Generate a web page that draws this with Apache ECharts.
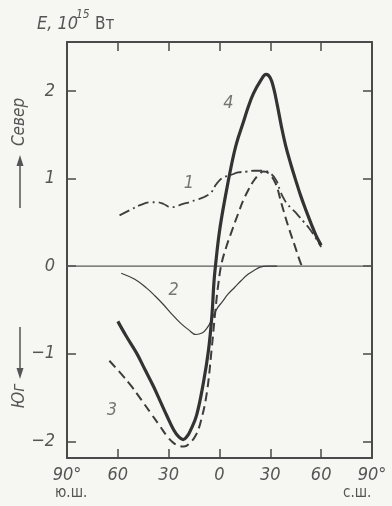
<!DOCTYPE html>
<html>
<head>
<meta charset="utf-8">
<script src="https://cdn.jsdelivr.net/npm/echarts@6/dist/echarts.min.js"></script>
<style>
html,body{margin:0;padding:0;background:#f6f6f3;}
#c{width:392px;height:506px;}
</style>
</head>
<body>
<div id="c"></div>
<script>
// ---- data ----
const xTickValues = [-60, -30, 0, 30, 60];
const xLabelValues = [-90, -60, -30, 0, 30, 60, 90];
const xLabelTexts = ['90°', '60', '30', '0', '30', '60', '90°'];
const yTickValues = [-2, -1, 0, 1, 2];
const yLabelTexts = ['−2', '−1', '0', '1', '2'];

// curve 1: dash-dot
const curve1 = [[-59,0.58],[-53,0.64],[-46.5,0.70],[-41,0.73],[-37,0.73],[-33,0.71],[-29,0.675],[-26,0.68],[-22,0.71],[-18,0.73],[-13.5,0.76],[-9,0.79],[-5,0.84],[-2.5,0.92],[0,0.98],[3,1.02],[6.5,1.04],[11,1.07],[16,1.08],[20,1.09],[26,1.09],[30,1.06],[33.5,0.98],[36,0.85],[38,0.77],[40,0.71],[43,0.65],[46,0.59],[50,0.5],[53,0.43],[56.5,0.33],[60,0.22]];
// curve 2: thin solid
const curve2 = [[-58,-0.08],[-50,-0.15],[-43,-0.25],[-38,-0.34],[-33,-0.44],[-28,-0.55],[-23,-0.65],[-18,-0.73],[-14,-0.78],[-10,-0.76],[-7.5,-0.71],[-5,-0.63],[-3.5,-0.56],[-1,-0.47],[1.5,-0.41],[5,-0.32],[9,-0.24],[13,-0.16],[17,-0.09],[21,-0.04],[24,-0.01],[28,0],[34,0]];
// curve 3: dashed
const curve3 = [[-65,-1.08],[-58,-1.23],[-52,-1.37],[-46,-1.53],[-40.5,-1.68],[-35,-1.83],[-31,-1.94],[-27,-2.02],[-24,-2.05],[-21,-2.06],[-18,-2.03],[-14,-1.93],[-11,-1.77],[-7.5,-1.45],[-4.7,-0.96],[-2.4,-0.5],[-0.6,-0.19],[1.2,0.03],[4,0.22],[6.5,0.36],[11,0.6],[14,0.75],[17,0.87],[20,0.97],[23,1.04],[26,1.08],[29,1.06],[33,0.95],[36.5,0.72],[40.5,0.46],[44.5,0.23],[48,0.03],[49,0]];
// curve 4: thick solid (total)
const curve4 = [[-60,-0.63],[-55,-0.80],[-49,-0.99],[-44,-1.18],[-39,-1.37],[-35,-1.54],[-31,-1.71],[-27,-1.87],[-24,-1.95],[-21.5,-1.98],[-19,-1.94],[-17,-1.87],[-13.5,-1.70],[-9.5,-1.33],[-6.5,-0.96],[-4.5,-0.57],[-3.3,-0.19],[-2.4,0],[0,0.4],[3.5,0.8],[7,1.15],[10,1.40],[14,1.64],[17,1.82],[20,1.97],[24,2.11],[27.5,2.19],[30,2.15],[32,2.03],[34,1.85],[36.5,1.6],[39,1.38],[42,1.17],[45,0.98],[48,0.8],[51,0.64],[54,0.49],[57,0.35],[60,0.24]];
const zeroLine = [[-90,0],[90,0]];

// curve number labels (data coordinates)
const curveLabels = [
  {name:'1', value:[-18, 0.95]},
  {name:'2', value:[-27, -0.27]},
  {name:'3', value:[-63.5, -1.64]},
  {name:'4', value:[5.3, 1.86]}
];

const INK = '#3d3d3d';
const TXT = '#555555';
const FONT = '"DejaVu Sans Condensed","Liberation Sans Narrow","DejaVu Sans",sans-serif';

const chart = echarts.init(document.getElementById('c'), null, {renderer:'canvas'});

const axisCommon = {
  type:'value',
  splitLine:{show:false},
  axisLine:{show:true, onZero:false, lineStyle:{color:'#4a4a4a', width:2}},
  axisTick:{show:true, inside:true, length:9, lineStyle:{color:'#4a4a4a', width:1.5}}
};

const lineCommon = {type:'line', smooth:0.4, showSymbol:false};

const option = {
  backgroundColor:'#f6f6f3',
  animation:false,
  grid:{left:67, right:20, top:42, bottom:48, containLabel:false},
  xAxis:[
    Object.assign({}, axisCommon, {
      min:-90, max:90, position:'bottom',
      axisTick:Object.assign({}, axisCommon.axisTick, {customValues:xTickValues}),
      axisLabel:{show:true, customValues:xLabelValues, margin:8,
        color:TXT, fontSize:18, fontStyle:'italic', fontFamily:FONT,
        formatter:(v)=>{const i=xLabelValues.indexOf(Math.round(v)); return i>=0?xLabelTexts[i]:'';}}
    }),
    Object.assign({}, axisCommon, {
      min:-90, max:90, position:'top',
      axisTick:Object.assign({}, axisCommon.axisTick, {customValues:xTickValues}),
      axisLabel:{show:false}
    })
  ],
  yAxis:[
    Object.assign({}, axisCommon, {
      min:-2.19, max:2.56, position:'left',
      axisTick:Object.assign({}, axisCommon.axisTick, {customValues:yTickValues}),
      axisLabel:{show:true, customValues:yTickValues, margin:12,
        color:TXT, fontSize:18, fontStyle:'italic', fontFamily:FONT,
        formatter:(v)=>{const i=yTickValues.indexOf(Math.round(v)); return i>=0?yLabelTexts[i]:'';}}
    }),
    Object.assign({}, axisCommon, {
      min:-2.19, max:2.56, position:'right',
      axisTick:Object.assign({}, axisCommon.axisTick, {customValues:yTickValues}),
      axisLabel:{show:false}
    })
  ],
  series:[
    {type:'line', data:zeroLine, showSymbol:false, silent:true,
     lineStyle:{color:'#5a5a5a', width:1.3}},
    Object.assign({}, lineCommon, {data:curve2, lineStyle:{color:INK, width:1.2}}),
    Object.assign({}, lineCommon, {data:curve1, lineStyle:{color:INK, width:1.8, type:[11,4,2,4]}}),
    Object.assign({}, lineCommon, {data:curve3, lineStyle:{color:INK, width:2, type:[9,5]}}),
    Object.assign({}, lineCommon, {data:curve4, lineStyle:{color:'#333333', width:3.2}}),
    {type:'scatter', data:curveLabels, symbolSize:0,
     label:{show:true, formatter:'{b}', position:'inside', color:TXT,
       fontSize:18, fontStyle:'italic', fontFamily:FONT}}
  ],
  graphic:[
    // title
    {type:'text', left:37, top:15, style:{text:'E, 10', fill:TXT, font:'italic 18px '+FONT}},
    {type:'text', left:76, top:9, style:{text:'15', fill:TXT, font:'italic 12px '+FONT}},
    {type:'text', left:95, top:16, style:{text:'Вт', fill:TXT, font:'17px '+FONT}},
    // "→ Север"
    {type:'line', shape:{x1:20, y1:208, x2:20, y2:160}, style:{stroke:'#555', lineWidth:1.5}},
    {type:'polygon', shape:{points:[[20,155],[16.5,166],[23.5,166]]}, style:{fill:'#555'}},
    {type:'text', x:20, y:122, rotation:Math.PI/2,
     style:{text:'Север', fill:TXT, font:'italic 17px '+FONT, align:'center', verticalAlign:'middle'}},
    // "Юг ←"
    {type:'line', shape:{x1:20, y1:327, x2:20, y2:374}, style:{stroke:'#555', lineWidth:1.5}},
    {type:'polygon', shape:{points:[[20,379],[16.5,368],[23.5,368]]}, style:{fill:'#555'}},
    {type:'text', x:20, y:396, rotation:Math.PI/2,
     style:{text:'Юг', fill:TXT, font:'italic 17px '+FONT, align:'center', verticalAlign:'middle'}},
    // hemisphere labels
    {type:'text', left:55, top:486, style:{text:'ю.ш.', fill:TXT, font:'15px '+FONT}},
    {type:'text', left:343, top:486, style:{text:'с.ш.', fill:TXT, font:'15px '+FONT}}
  ]
};
chart.setOption(option);
</script>
</body>
</html>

────────────────────────────────────────

(GOAL OF THE EXERCISE): From the top of the listing above, repeat each line exactly until you reach the line containing "const yLabelTexts = ['−2', '−1', '0', '1', '2'];", and repeat that one too. Leave the pictures out.

(EXERCISE SOLUTION):
Generate a web page that draws this with Apache ECharts.
<!DOCTYPE html>
<html>
<head>
<meta charset="utf-8">
<script src="https://cdn.jsdelivr.net/npm/echarts@6/dist/echarts.min.js"></script>
<style>
html,body{margin:0;padding:0;background:#f6f6f3;}
#c{width:392px;height:506px;}
</style>
</head>
<body>
<div id="c"></div>
<script>
// ---- data ----
const xTickValues = [-60, -30, 0, 30, 60];
const xLabelValues = [-90, -60, -30, 0, 30, 60, 90];
const xLabelTexts = ['90°', '60', '30', '0', '30', '60', '90°'];
const yTickValues = [-2, -1, 0, 1, 2];
const yLabelTexts = ['−2', '−1', '0', '1', '2'];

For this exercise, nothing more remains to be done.